2. Which of the following NHL teams’ logos would look best tattooed on your lower back?

a) Detroit Red Wings; b) Detroit Red Wings; c) Detroit Red Wings.

3. If I’m trying to pull your sweater over your head, what am I doing? (Hint: “Initiating foreplay,” is not the answer. Sorry. The door is that way; you can let yourself out.)

4. List the following reality shows in order of preference:

a) Survivor; b) Survivor; c) Survivor.

5. What do you see when you look at a back yard?

a) lawns and flowerbeds; b) asphalt and ball hockey; c) a Jacuzzi and all your hot girlfriends indulging in European-style tanning.

6. If a man fall asleep after sex, do you think:

a) I wore him out because I’m pretty much an insatiable mink; b) he’s just recharging his batteries for our next bout of lovemaking; c) he’s bored, I should go, and, uh, how do I get my knickers off his head without waking him?

7. Which of the following would you print on your T-shirt?

a) “Disco sucks!”; b) “Rap sucks!”; c) “Country music sucks!”; d) “Rock’n’roll rules! (Hint: This might be a trick question. I said might.)

8. If a man’s snoring disturbs your sleep, do you:

a) smile in the knowledge he is instinctively reverting to the caveman’s sure-fire method for defending his family; b) shove your icy feet against the small of his back and hiss into his ear, “Wake up, dildo breath. Sabretooth tigers have been extinct for a million years.”

9. Is Meat Loaf:

a) the greatest rock opera singer in the history of the universe; b) a sneaky and devious method for disposing of leftovers.

10. Which Bruce Springsteen song is your all-time favourite?
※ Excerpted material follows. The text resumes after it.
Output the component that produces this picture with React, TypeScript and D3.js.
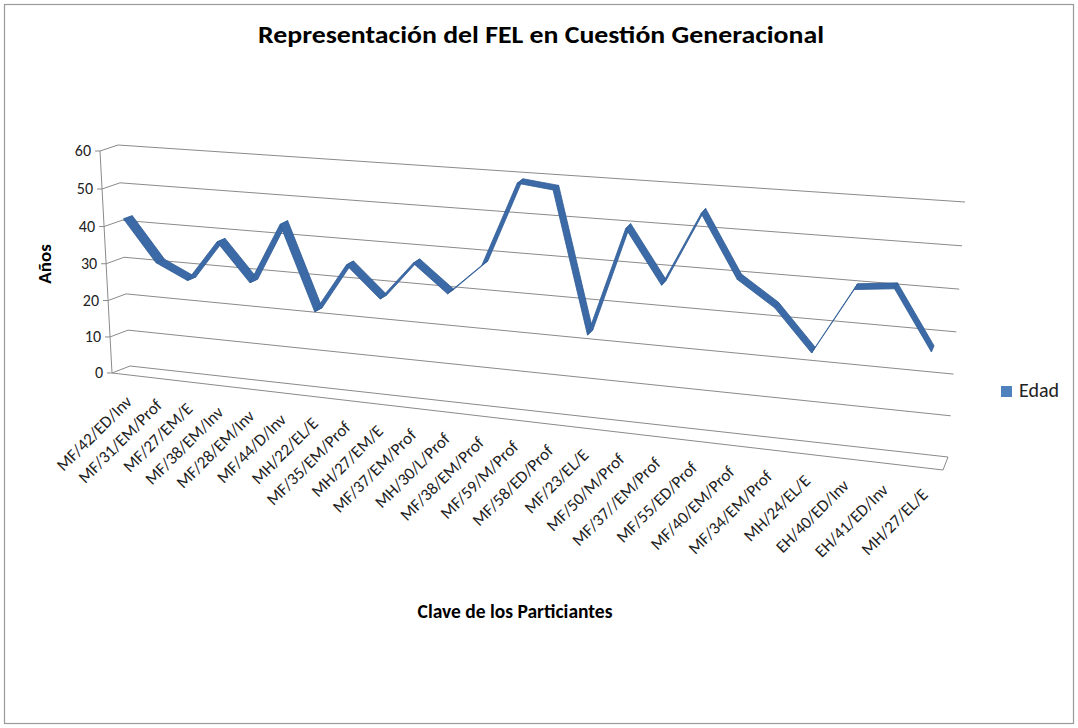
import * as d3 from "d3";

const categories = [
  "MF/42/ED/Inv", "MF/31/EM/Prof", "MF/27/EM/E", "MF/38/EM/Inv", "MF/28/EM/Inv",
  "MF/44/D/Inv", "MH/22/EL/E", "MF/35/EM/Prof", "MH/27/EM/E", "MF/37/EM/Prof",
  "MH/30/L/Prof", "MF/38/EM/Prof", "MF/59/M/Prof", "MF/58/ED/Prof", "MF/23/EL/E",
  "MF/50/M/Prof", "MF/37//EM/Prof", "MF/55/ED/Prof", "MF/40/EM/Prof", "MF/34/EM/Prof",
  "MH/24/EL/E", "EH/40/ED/Inv", "EH/41/ED/Inv", "MH/27/EL/E",
];
const edad = [42, 31, 27, 38, 28, 44, 22, 35, 27, 37, 30, 38, 59, 58, 23, 50, 37, 55, 40, 34, 24, 40, 41, 27];
const yTicks = [0, 10, 20, 30, 40, 50, 60];

const W = 1078;
const H = 728;
const FONT = "Carlito, Calibri, Lato, sans-serif";

type Pt = [number, number];

// square (u,v) -> quad, perspective mapping
function quadMap(p00: Pt, p10: Pt, p11: Pt, p01: Pt) {
  const [x0, y0] = p00, [x1, y1] = p10, [x2, y2] = p11, [x3, y3] = p01;
  const dx1 = x1 - x2, dx2 = x3 - x2, dx3 = x0 - x1 + x2 - x3;
  const dy1 = y1 - y2, dy2 = y3 - y2, dy3 = y0 - y1 + y2 - y3;
  const den = dx1 * dy2 - dx2 * dy1;
  const g = (dx3 * dy2 - dx2 * dy3) / den;
  const h = (dx1 * dy3 - dx3 * dy1) / den;
  const a = x1 - x0 + g * x1, b = x3 - x0 + h * x3, c = x0;
  const d = y1 - y0 + g * y1, e = y3 - y0 + h * y3, f = y0;
  return (u: number, v: number): Pt => {
    const w = g * u + h * v + 1;
    return [(a * u + b * v + c) / w, (d * u + e * v + f) / w];
  };
}

// back wall and front plane of the 3d box
const back = quadMap([130, 366], [948, 457], [965, 202], [118, 145]);
const front = quadMap([112, 373], [943, 470], [960, 214], [100, 151]);

const project = (u: number, v: number, w: number): Pt => {
  const b = back(u, v);
  const f = front(u, v);
  return [b[0] + (f[0] - b[0]) * w, b[1] + (f[1] - b[1]) * w];
};

const pts = (arr: Pt[]) => arr.map((p) => p.join(",")).join(" ");

export default function App() {
  const xScale = d3.scaleBand<string>().domain(categories).range([0, 1]);
  const yScale = d3.scaleLinear().domain([0, 60]).range([0, 1]);
  const ux = (c: string) => (xScale(c) as number) + xScale.bandwidth() / 2;

  const wB = 0.25;
  const wF = 0.75;
  const ribbon = d3.pairs(categories.map((c, i) => [ux(c), yScale(edad[i])]));

  const gridColor = "#8a8a8a";

  return (
    <svg width={W} height={H} style={{ position: "absolute", left: 0, top: 0, background: "#fff" }}>
      <rect x={4.5} y={4.5} width={1069} height={719} fill="#fff" stroke="#9a9a9a" strokeWidth={1.2} />

      <text x={541} y={43} textAnchor="middle" fontFamily={FONT} fontWeight={700} fontSize={24}
        textLength={566} lengthAdjust="spacingAndGlyphs">
        Representación del FEL en Cuestión Generacional
      </text>

      {/* gridlines */}
      {yTicks.map((t) => {
        const v = yScale(t);
        const f0 = front(0, v);
        return (
          <g key={t}>
            <polyline points={pts([f0, back(0, v), back(1, v)])} fill="none" stroke={gridColor} strokeWidth={1} />
            <line x1={f0[0] - 5} x2={f0[0]} y1={f0[1]} y2={f0[1]} stroke={gridColor} />
            <text x={f0[0] - 9} y={f0[1] + 5} textAnchor="end" fontFamily={FONT} fontSize={16} fill="#222">
              {t}
            </text>
          </g>
        );
      })}

      {/* floor and front axis */}
      <polyline points={pts([front(0, 1), front(0, 0), front(1, 0), back(1, 0)])} fill="none" stroke={gridColor} strokeWidth={1} />

      {/* 3d ribbon */}
      <g>
        {ribbon.map(([a, b], i) => (
          <polygon
            key={i}
            points={pts([project(a[0], a[1], wB), project(b[0], b[1], wB), project(b[0], b[1], wF), project(a[0], a[1], wF)])}
            fill="#3c6aa7"
            stroke="#305d96"
            strokeWidth={0.8}
            strokeLinejoin="round"
          />
        ))}
      </g>

      {/* category labels */}
      {categories.map((c) => {
        const p = front(ux(c), 0);
        return (
          <text key={c} transform={`translate(${p[0] + 6},${p[1] + 28}) rotate(-45)`} textAnchor="end"
            fontFamily={FONT} fontSize={17} fill="#222">
            {c}
          </text>
        );
      })}

      <text transform="translate(51,264) rotate(-90)" textAnchor="middle" fontFamily={FONT} fontWeight={700} fontSize={19}>
        Años
      </text>
      <text x={515} y={618} textAnchor="middle" fontFamily={FONT} fontWeight={700} fontSize={19.5}>
        Clave de los Particiantes
      </text>

      <rect x={1001} y={386} width={11} height={11} fill="#4f81bd" />
      <text x={1019} y={397} fontFamily={FONT} fontSize={20} fill="#222">Edad</text>
    </svg>
  );
}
a) all of them, in which case I am going to marry you right now, this very instant; b) none of them, in which case I’m going to need you to hand over your share of the cab fare right now, this very instant.

 And there you have it. Ten simple questions. Ten simple answers. Pure genius, right? Because we all know, when it comes to men, it’s all about being simple.

You’re kidding me, right?

Grown men crying at the death of Michael Jackson?

Grown white men?

Grown straight men?

Again: You’re kidding me, right?

People, the guy hasn’t even used his own face for the past, what?, 35 years and his passing is plastered across the global media? Here in New Zealand, not one, but three commemoration services are planned. What can I say? It’s winter. Our brains have frozen.
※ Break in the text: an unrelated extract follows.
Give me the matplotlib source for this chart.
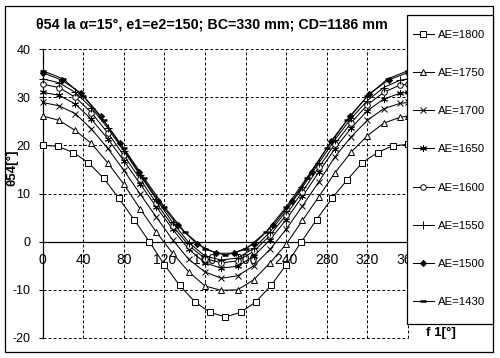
import matplotlib
matplotlib.use("Agg")
import matplotlib.pyplot as plt
from matplotlib.patches import Rectangle

plt.rcParams['font.family'] = ['Liberation Sans', 'DejaVu Sans']

# ---------------- data ----------------
x_1800 = [0, 15, 30, 45, 60, 75, 90, 105, 120, 135, 150, 165, 180, 195, 210, 225, 240, 255, 270, 285, 300, 315, 330, 345, 360]
y_1800 = [20.0, 19.8, 18.5, 16.4, 13.2, 9.0, 4.6, 0.0, -4.8, -9.1, -12.5, -14.7, -15.6, -14.7, -12.5, -9.1, -4.8, 0.0, 4.6, 9.0, 12.8, 16.4, 18.5, 19.9, 20.2]

x_16 = [0, 16, 32, 48, 64, 80, 96, 112, 128, 144, 160, 176, 192, 208, 224, 240, 256, 272, 288, 304, 320, 336, 352, 360]
y_1750 = [26.1, 25.2, 23.1, 20.4, 16.4, 11.9, 6.8, 2.0, -2.4, -6.3, -9.2, -10.1, -10.0, -7.9, -4.4, -0.5, 4.4, 9.3, 14.3, 18.6, 22.0, 24.6, 25.8, 26.1]
y_1700 = [28.9, 28.2, 26.6, 23.4, 19.4, 14.8, 9.9, 5.1, 0.4, -3.7, -6.3, -7.6, -7.1, -5.0, -1.6, 2.6, 7.4, 12.4, 17.6, 21.8, 25.2, 27.6, 28.7, 28.9]
y_1650 = [31.0, 30.4, 28.6, 25.4, 21.4, 16.8, 12.0, 7.2, 2.6, -1.6, -4.4, -5.5, -5.1, -3.0, 0.4, 4.6, 9.4, 14.4, 19.3, 23.6, 27.2, 29.6, 30.8, 31.0]
y_1600 = [32.7, 32.0, 30.0, 26.8, 22.6, 17.9, 13.0, 8.0, 3.3, -0.8, -3.5, -4.4, -4.0, -2.0, 1.3, 5.6, 10.4, 15.4, 20.3, 24.7, 28.4, 31.0, 32.5, 32.7]
y_1550 = [33.8, 33.0, 31.0, 27.8, 23.6, 18.8, 13.8, 8.8, 4.0, -0.2, -3.0, -3.8, -3.4, -1.4, 2.0, 6.4, 11.3, 16.3, 21.2, 25.6, 29.3, 32.0, 33.5, 33.8]

x_1500 = [0, 19, 38, 57, 76, 95, 114, 133, 152, 171, 189, 208, 227, 246, 265, 284, 303, 322, 341, 360]
y_1500 = [35.1, 33.5, 30.8, 26.1, 20.4, 14.4, 8.5, 3.4, -0.5, -2.4, -2.4, -0.5, 3.4, 8.5, 14.5, 20.8, 26.1, 30.7, 33.6, 35.1]

x_1430 = [0, 20, 40, 60, 80, 100, 120, 140, 160, 180, 200, 220, 240, 260, 280, 300, 320, 340, 360]
y_1430 = [35.5, 33.8, 30.2, 25.2, 19.4, 13.2, 7.2, 2.0, -1.6, -2.8, -1.6, 2.0, 7.2, 13.2, 19.4, 25.2, 30.2, 33.8, 35.5]

labels = ["AE=1800", "AE=1750", "AE=1700", "AE=1650", "AE=1600", "AE=1550", "AE=1500", "AE=1430"]
xs = [x_1800, x_16, x_16, x_16, x_16, x_16, x_1500, x_1430]
ys = [y_1800, y_1750, y_1700, y_1650, y_1600, y_1550, y_1500, y_1430]
markers = ['s', '^', 'x', (6, 2, 0), 'o', '+', 'D', '_']
msizes = [4.0, 4.4, 4.4, 5.0, 4.0, 5.2, 3.1, 5.0]
mfaces = ['white', 'white', 'black', 'black', 'white', 'black', 'black', 'black']
medges = [0.7, 0.7, 0.7, 0.7, 0.7, 0.7, 0.7, 1.8]

xticks = [0, 40, 80, 120, 160, 200, 240, 280, 320, 360]
yticks = [-20, -10, 0, 10, 20, 30, 40]

title = "θ54 la α=15°, e1=e2=150; BC=330 mm; CD=1186 mm"
ylabel = "θ54[°]"
xlabel = "f 1[°]"

# ---------------- figure ----------------
W, H = 500, 358
fig = plt.figure(figsize=(W / 100, H / 100), dpi=100)

def fx(px):
    return px / W

def fy(py):
    return 1 - py / H

ax_l, ax_r, ax_t, ax_b = 42.7, 408.0, 49.0, 338.0
ax = fig.add_axes([fx(ax_l), fy(ax_b), fx(ax_r - ax_l), (ax_b - ax_t) / H])
ax.set_facecolor('white')

handles = []
for x, y, m, ms, mf, mw, lab in zip(xs, ys, markers, msizes, mfaces, medges, labels):
    ln, = ax.plot(x, y, color='black', lw=0.75, marker=m, ms=ms,
                  mfc=mf, mec='black', mew=mw, label=lab, clip_on=False, zorder=3)
    handles.append(ln)

ax.set_xlim(0, 360)
ax.set_ylim(-20, 40)
ax.set_xticks(xticks)
ax.set_yticks(yticks)
ax.set_xticklabels([str(v) for v in xticks], fontsize=10.5)
ax.set_yticklabels([str(v) for v in yticks], fontsize=9)

for s in ['top', 'right']:
    ax.spines[s].set_visible(False)
ax.spines['bottom'].set_position(('data', 0))
ax.spines['bottom'].set_linewidth(0.9)
ax.spines['left'].set_linewidth(0.9)
ax.tick_params(axis='x', length=0, pad=8.5)
ax.tick_params(axis='y', length=3, width=0.8, direction='out', pad=6)

ax.grid(True, color='black', linestyle=(0, (3.0, 2.2)), linewidth=0.7)
for gl in ax.get_xgridlines() + ax.get_ygridlines():
    gl.set_clip_on(False)
for gl, v in zip(ax.get_ygridlines(), yticks):
    if v == 0:
        gl.set_visible(False)
for gl, v in zip(ax.get_xgridlines(), xticks):
    if v == 0:
        gl.set_visible(False)
ax.set_axisbelow(True)

# outer frame
fig.patches.append(Rectangle((fx(5), fy(352)), fx(493 - 5), (352 - 6) / H,
                             transform=fig.transFigure, fill=False,
                             edgecolor='black', lw=0.9, zorder=1))

# legend box
fig.patches.append(Rectangle((fx(407), fy(324)), fx(493 - 407), (324 - 15) / H,
                             transform=fig.transFigure, facecolor='white',
                             edgecolor='black', lw=0.9, zorder=10))

leg = fig.legend(handles=handles, labels=labels, loc='center left',
                 bbox_to_anchor=(fx(412.5), fy(168.5)), frameon=False,
                 fontsize=8.2, handlelength=1.9, handletextpad=0.35,
                 labelspacing=2.48, borderpad=0, borderaxespad=0, numpoints=1)
leg.set_zorder(11)

fig.text(fx(211.5), fy(24.5), title, ha='center', va='center',
         fontsize=10.3, fontweight='bold')
fig.text(fx(12.5), fy(168), ylabel, ha='center', va='center', rotation=90,
         fontsize=9.5, fontweight='bold')
fig.text(fx(441), fy(333), xlabel, ha='center', va='center',
         fontsize=9.5, fontweight='bold', zorder=12)

fig.savefig("out.png", dpi=100)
I can hear my future grandchild now:

“Gramps, what did this Michael Jackson fellow do to become so popular and famous? Cure cancer?”

“Uh, no?”

“Bring peace to the Middle East?”


“End the recession and find you a job?”

“Actually . . .”

“So what was with all this wailing and weeping and general silliness when he died? Was he the second coming of Christ?”

“Well, Bitemymoko the Third, he might have liked to think of himself in those terms. In reality, he sang. And danced.”


“And that’s it.”

“You’re kidding me, right?”

“My sentiments exactly.”

“That’s it?”

“That’s it.”

“People really are stupid, aren’t they, Gramps?”

“You have no idea.”

I had no use for Michael Jackson. King of Pop? More like the Joker.

He was Freakshow Incarnate and I’ve always liked my music gods to be a little more, oh I don’t know, normal. And by normal, I mean diddling teenage groupies not little boys.

Truth be told, I can’t think of a single song of his that I didn’t detest.

See these teeth? Cut on rock’n’roll. Sixties rock’n’roll. Singers who make high-pitched noises like their shorts just shifted and squeezed a testicle are not now, nor will ever be, on my iPod. I have standards. They’re low standards, mind you, but I have them nonetheless.

If you told me Bruce Springsteen or Tom Petty or John Fogarty died, I would shed a tear. Michael Jackson? Meh.

Oh, sure the guy had talent. I can admire someone for their skills without leaking bodily fluids at the sound of their name. His dance moves were exceptional (I once tried to moonwalk and fell on my asteroid) even if his voice scared horses.

A music god? A legend? An entertainment icon? Am I the only person in the entire world who didn’t drink the Kool-Aid? Or mainline the Demerol?

I remember where I was when man first walked on the moon. When JFK was assassinated. When Team Canada won the Summit Series. When I first heard that Elvis and, later, John Lennon had died.

Where was I when Michael Jackson died? That was only two days ago and I’ve forgotten already.